• _OBJECTIVE_
Print nothing but the lines from the start of the listing below through the line that contains "(0,0) rectangle (992,798);". Do not include the pictures.

• _STORED DATA_
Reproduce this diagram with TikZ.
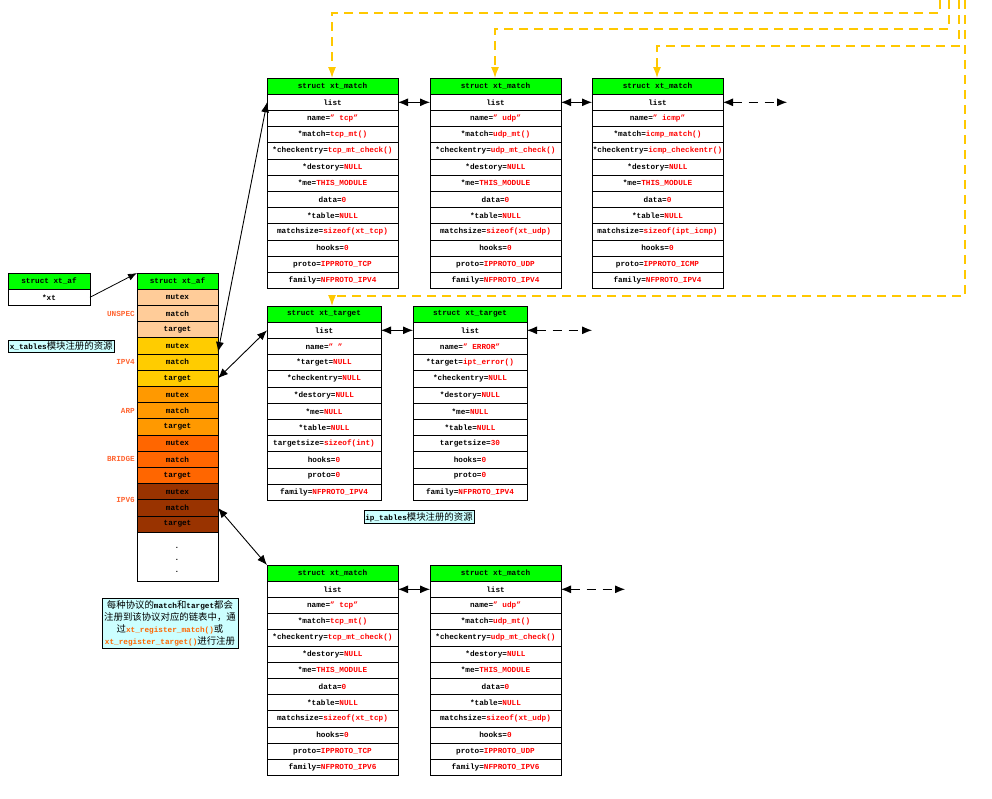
\documentclass[tikz,border=0pt]{standalone}
\usepackage{fontspec}
\setmonofont{Liberation Mono}
\newfontfamily\cjk{Noto Sans CJK SC}
\usetikzlibrary{arrows.meta}
\definecolor{hdrgreen}{HTML}{00FF00}
\definecolor{dashy}{HTML}{FFC800}
\definecolor{peach}{HTML}{FFCC99}
\definecolor{gold}{HTML}{FFCC00}
\definecolor{orng}{HTML}{FF9900}
\definecolor{dorng}{HTML}{FF6600}
\definecolor{brwn}{HTML}{993300}
\definecolor{lbl}{HTML}{FF6633}
\definecolor{notebg}{HTML}{CCFFFF}
\definecolor{noteor}{HTML}{FF6600}
\newcommand\R[1]{\textcolor{red}{#1}}
\newcommand\Or[1]{\textcolor{noteor}{#1}}
\newcommand\zh[1]{{\cjk\mdseries\fontsize{9.4}{12}\selectfont #1}}
\tikzset{
  cell/.style={draw, line width=0.8pt, inner sep=0pt, outer sep=0pt,
    minimum height=16.2pt, font=\ttfamily\bfseries\fontsize{7.7}{8}\selectfont},
  hdr/.style={cell, fill=hdrgreen},
  dbl/.style={{Latex[length=10pt,width=8pt]}-{Latex[length=10pt,width=8pt]}, line width=0.9pt},
  ddbl/.style={dbl, dash pattern=on 9pt off 7pt},
  yl/.style={draw=dashy, line width=1.2pt, dash pattern=on 9pt off 6pt,
    -{Latex[length=11pt,width=8pt,fill=dashy]}},
  note/.style={draw, fill=notebg, line width=0.6pt, inner sep=1.5pt,
    font=\ttfamily\bfseries\fontsize{7.7}{12}\selectfont},
  proto/.style={text=lbl, inner sep=0pt, anchor=east,
    font=\ttfamily\bfseries\fontsize{7.7}{8}\selectfont}
}
\newcommand{\structbox}[6]{%
  \node[hdr, minimum width=#4pt, anchor=north west] (#1-0) at (#2,#3) {#5};
  \foreach \t [count=\i, remember=\i as \j (initially 0)] in {#6} {
    \node[cell, minimum width=#4pt, anchor=north] (#1-\i) at (#1-\j.south) {\t};
  }%
}
\begin{document}
\begin{tikzpicture}[x=1pt,y=-1pt]
\useasboundingbox (0,0) rectangle (992,798);

% ---- top row: xt_match ----
\structbox{m1}{267}{78}{131}{struct xt\_match}{list,name=\R{” tcp”},*match=\R{tcp\_mt()},*checkentry=\R{tcp\_mt\_check()},*destory=\R{NULL},*me=\R{THIS\_MODULE},data=\R{0},*table=\R{NULL},matchsize=\R{sizeof(xt\_tcp)},hooks=\R{0},proto=\R{IPPROTO\_TCP},family=\R{NFPROTO\_IPV4}}
\structbox{m2}{430}{78}{131}{struct xt\_match}{list,name=\R{” udp”},*match=\R{udp\_mt()},*checkentry=\R{udp\_mt\_check()},*destory=\R{NULL},*me=\R{THIS\_MODULE},data=\R{0},*table=\R{NULL},matchsize=\R{sizeof(xt\_udp)},hooks=\R{0},proto=\R{IPPROTO\_UDP},family=\R{NFPROTO\_IPV4}}
\structbox{m3}{592}{78}{131}{struct xt\_match}{list,name=\R{” icmp”},*match=\R{icmp\_match()},*checkentry=\R{icmp\_checkentr()},*destory=\R{NULL},*me=\R{THIS\_MODULE},data=\R{0},*table=\R{NULL},matchsize=\R{sizeof(ipt\_icmp)},hooks=\R{0},proto=\R{IPPROTO\_ICMP},family=\R{NFPROTO\_IPV4}}

% ---- middle row: xt_target ----
\structbox{t1}{267}{306}{114}{struct xt\_target}{list,name=\R{” ”},*target=\R{NULL},*checkentry=\R{NULL},*destory=\R{NULL},*me=\R{NULL},*table=\R{NULL},targetsize=\R{sizeof(int)},hooks=\R{0},proto=\R{0},family=\R{NFPROTO\_IPV4}}
\structbox{t2}{413}{306}{114}{struct xt\_target}{list,name=\R{” ERROR”},*target=\R{ipt\_error()},*checkentry=\R{NULL},*destory=\R{NULL},*me=\R{NULL},*table=\R{NULL},targetsize=\R{30},hooks=\R{0},proto=\R{0},family=\R{NFPROTO\_IPV4}}

% ---- bottom row: xt_match IPV6 ----
\structbox{b1}{267}{565}{131}{struct xt\_match}{list,name=\R{” tcp”},*match=\R{tcp\_mt()},*checkentry=\R{tcp\_mt\_check()},*destory=\R{NULL},*me=\R{THIS\_MODULE},data=\R{0},*table=\R{NULL},matchsize=\R{sizeof(xt\_tcp)},hooks=\R{0},proto=\R{IPPROTO\_TCP},family=\R{NFPROTO\_IPV6}}
\structbox{b2}{430}{565}{131}{struct xt\_match}{list,name=\R{” udp”},*match=\R{udp\_mt()},*checkentry=\R{udp\_mt\_check()},*destory=\R{NULL},*me=\R{THIS\_MODULE},data=\R{0},*table=\R{NULL},matchsize=\R{sizeof(xt\_udp)},hooks=\R{0},proto=\R{IPPROTO\_UDP},family=\R{NFPROTO\_IPV6}}

% ---- small xt_af ----
\structbox{af}{8}{273}{82}{struct xt\_af}{*xt}

% ---- big xt_af array ----
\node[hdr, minimum width=81pt, anchor=north west] (big-0) at (137,273) {struct xt\_af};
\foreach \t/\c [count=\i, remember=\i as \j (initially 0)] in
  {mutex/peach,match/peach,target/peach,mutex/gold,match/gold,target/gold,
   mutex/orng,match/orng,target/orng,mutex/dorng,match/dorng,target/dorng,
   mutex/brwn,match/brwn,target/brwn} {
  \node[cell, fill=\c, minimum width=81pt, anchor=north] (big-\i) at (big-\j.south) {\t};
}
\node[cell, minimum width=81pt, minimum height=49pt, anchor=north] (big-w) at (big-15.south) {};
\node[cell, draw=none, anchor=base] (dot1) at (177,548) {.};
\node[cell, draw=none, anchor=base] (dot2) at (177,560) {.};
\node[cell, draw=none, anchor=base] (dot3) at (177,572) {.};

% protocol labels
\node[proto] (lunspec) at ([xshift=-2pt]big-2.west) {UNSPEC};
\node[proto] (lipv4) at ([xshift=-2pt]big-5.west) {IPV4};
\node[proto] (larp) at ([xshift=-2pt]big-8.west) {ARP};
\node[proto] (lbridge) at ([xshift=-2pt]big-11.west) {BRIDGE};
\node[proto] (lipv6) at ([xshift=-2pt]big-14.north west) {IPV6};

% notes
\node[note, anchor=west] (n1) at (8,346) {x\_tables\zh{模块注册的资源}};
\node[note] (n2) at (419,517) {ip\_tables\zh{模块注册的资源}};
\node[note, align=center, inner sep=2pt] (n3) at (170,623)
  {\zh{每种协议的}match\zh{和}target\zh{都会}\\
   \zh{注册到该协议对应的链表中，通}\\
   \zh{过}\Or{xt\_register\_match()}\zh{或}\\
   \Or{xt\_register\_target()}\zh{进行注册}};

% ---- connectors ----
\draw[-{Latex[length=9pt,width=7pt]}, line width=0.8pt] (af-1.east) -- (big-0.north west);
\draw[dbl] ([yshift=2pt]big-5.north east) -- (m1-1.west);
\draw[dbl] (big-6.east) -- (t1-1.west);
\draw[dbl] (big-14.east) -- (b1-0.north west);

\draw[dbl] (m1-1.east) -- (m2-1.west);
\draw[dbl] (m2-1.east) -- (m3-1.west);
\coordinate (m3end) at ([xshift=64pt]m3-1.east);
\draw[ddbl] (m3-1.east) -- (m3end);

\draw[dbl] (t1-1.east) -- (t2-1.west);
\coordinate (t2end) at ([xshift=65pt]t2-1.east);
\draw[ddbl] (t2-1.east) -- (t2end);

\draw[dbl] (b1-1.east) -- (b2-1.west);
\coordinate (b2end) at ([xshift=64pt]b2-1.east);
\draw[ddbl] (b2-1.east) -- (b2end);

% yellow dashed links
\coordinate (y1) at (940,0);
\coordinate (y2) at (949,0);
\coordinate (y3) at (959,0);
\coordinate (y4) at (965,0);
\coordinate (m1in) at ([xshift=-0.5pt]m1-0.north);
\coordinate (m2in) at ([xshift=-0.5pt]m2-0.north);
\coordinate (m3in) at ([xshift=-0.5pt]m3-0.north);
\draw[yl] (y1) -- (940,13) -| (m1in);
\draw[yl] (y2) -- (949,29) -| (m2in);
\draw[yl] (y3) -- (959,46) -| (m3in);
\draw[yl] (y4) -- (965,296) -| (t1-0.north -| m1in);
\end{tikzpicture}
\end{document}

• _CORRECT OUTPUT_
Reproduce this diagram with TikZ.
\documentclass[tikz,border=0pt]{standalone}
\usepackage{fontspec}
\setmonofont{Liberation Mono}
\newfontfamily\cjk{Noto Sans CJK SC}
\usetikzlibrary{arrows.meta}
\definecolor{hdrgreen}{HTML}{00FF00}
\definecolor{dashy}{HTML}{FFC800}
\definecolor{peach}{HTML}{FFCC99}
\definecolor{gold}{HTML}{FFCC00}
\definecolor{orng}{HTML}{FF9900}
\definecolor{dorng}{HTML}{FF6600}
\definecolor{brwn}{HTML}{993300}
\definecolor{lbl}{HTML}{FF6633}
\definecolor{notebg}{HTML}{CCFFFF}
\definecolor{noteor}{HTML}{FF6600}
\newcommand\R[1]{\textcolor{red}{#1}}
\newcommand\Or[1]{\textcolor{noteor}{#1}}
\newcommand\zh[1]{{\cjk\mdseries\fontsize{9.4}{12}\selectfont #1}}
\tikzset{
  cell/.style={draw, line width=0.8pt, inner sep=0pt, outer sep=0pt,
    minimum height=16.2pt, font=\ttfamily\bfseries\fontsize{7.7}{8}\selectfont},
  hdr/.style={cell, fill=hdrgreen},
  dbl/.style={{Latex[length=10pt,width=8pt]}-{Latex[length=10pt,width=8pt]}, line width=0.9pt},
  ddbl/.style={dbl, dash pattern=on 9pt off 7pt},
  yl/.style={draw=dashy, line width=1.2pt, dash pattern=on 9pt off 6pt,
    -{Latex[length=11pt,width=8pt,fill=dashy]}},
  note/.style={draw, fill=notebg, line width=0.6pt, inner sep=1.5pt,
    font=\ttfamily\bfseries\fontsize{7.7}{12}\selectfont},
  proto/.style={text=lbl, inner sep=0pt, anchor=east,
    font=\ttfamily\bfseries\fontsize{7.7}{8}\selectfont}
}
\newcommand{\structbox}[6]{%
  \node[hdr, minimum width=#4pt, anchor=north west] (#1-0) at (#2,#3) {#5};
  \foreach \t [count=\i, remember=\i as \j (initially 0)] in {#6} {
    \node[cell, minimum width=#4pt, anchor=north] (#1-\i) at (#1-\j.south) {\t};
  }%
}
\begin{document}
\begin{tikzpicture}[x=1pt,y=-1pt]
\useasboundingbox (0,0) rectangle (992,798);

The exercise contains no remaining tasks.